Bug 60289

Summary: UTF decoding in XSSFRichTextString does not work when the code is lowercase
Product: POI Reporter: Daniel Gonzalez <dgonsan>
Component: XSSFAssignee: POI Developers List <dev>
Status: RESOLVED FIXED    
Severity: trivial Keywords: PatchAvailable
Priority: P2    
Version: 3.15-FINAL   
Target Milestone: ---   
Hardware: PC   
OS: All   
Attachments: Microsoft Access Database to reproduce the bug
Patch that fixes the bug

Description Daniel Gonzalez 2016-10-21 11:32:46 UTC
Created attachment 34397 [details]
Microsoft Access Database to reproduce the bug

Hi,

The class XSSFRichTextString decodes the UTF strings that OOXML format stores in the XML that it generates, this works as expected when the file is generated from Excel as it generates the code with an uupercase hex value, eg: _x000D_ will get translated to /r. 

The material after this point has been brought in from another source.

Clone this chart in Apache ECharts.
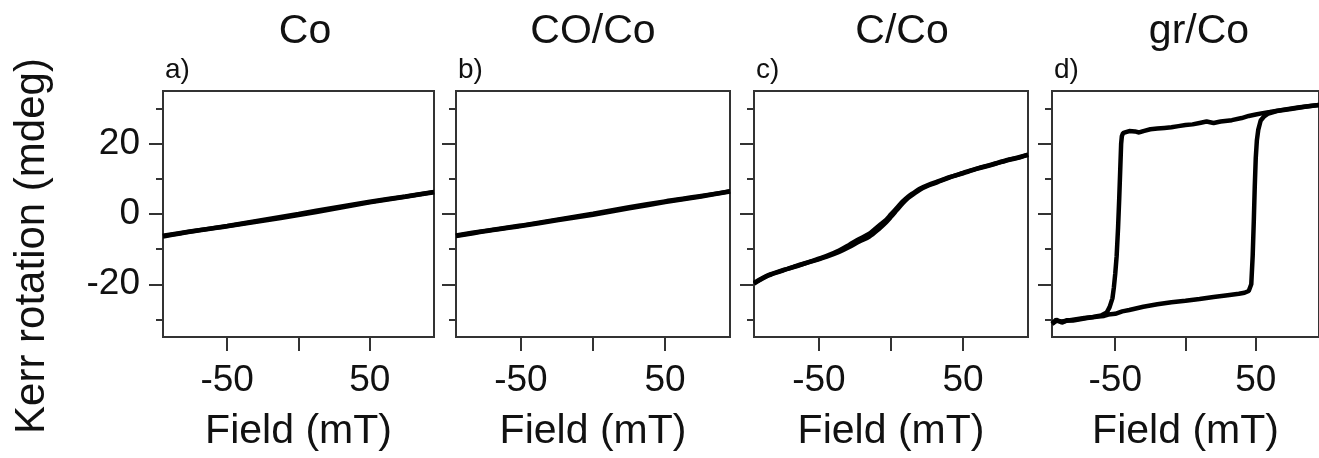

But I have found that when you export from Microsoft Access 2010 (I haven't tested in newer versions) through a Visual Basic macro using the method DoCmd.TransferSpreadsheet (https://msdn.microsoft.com/en-us/library/office/ff844793.aspx) with the type acSpreadsheetTypeExcel12Xml to export to OOXML it generates the UTF characters with the values in lowercase, eg: _x000d_ wich are not matched by the regular expression used in XSSFRichTextString and thus get passed to the value unmodified.

That's not a problem if the value is stored back to an xslx file, as Excel understand it and decodes the character, but in my case we copy this value to a CSV file which causes the code _x000d_ to be transferred to the text file and not the expected /r. Similar results can be seen if you output the XSSFRichTextString value to a log.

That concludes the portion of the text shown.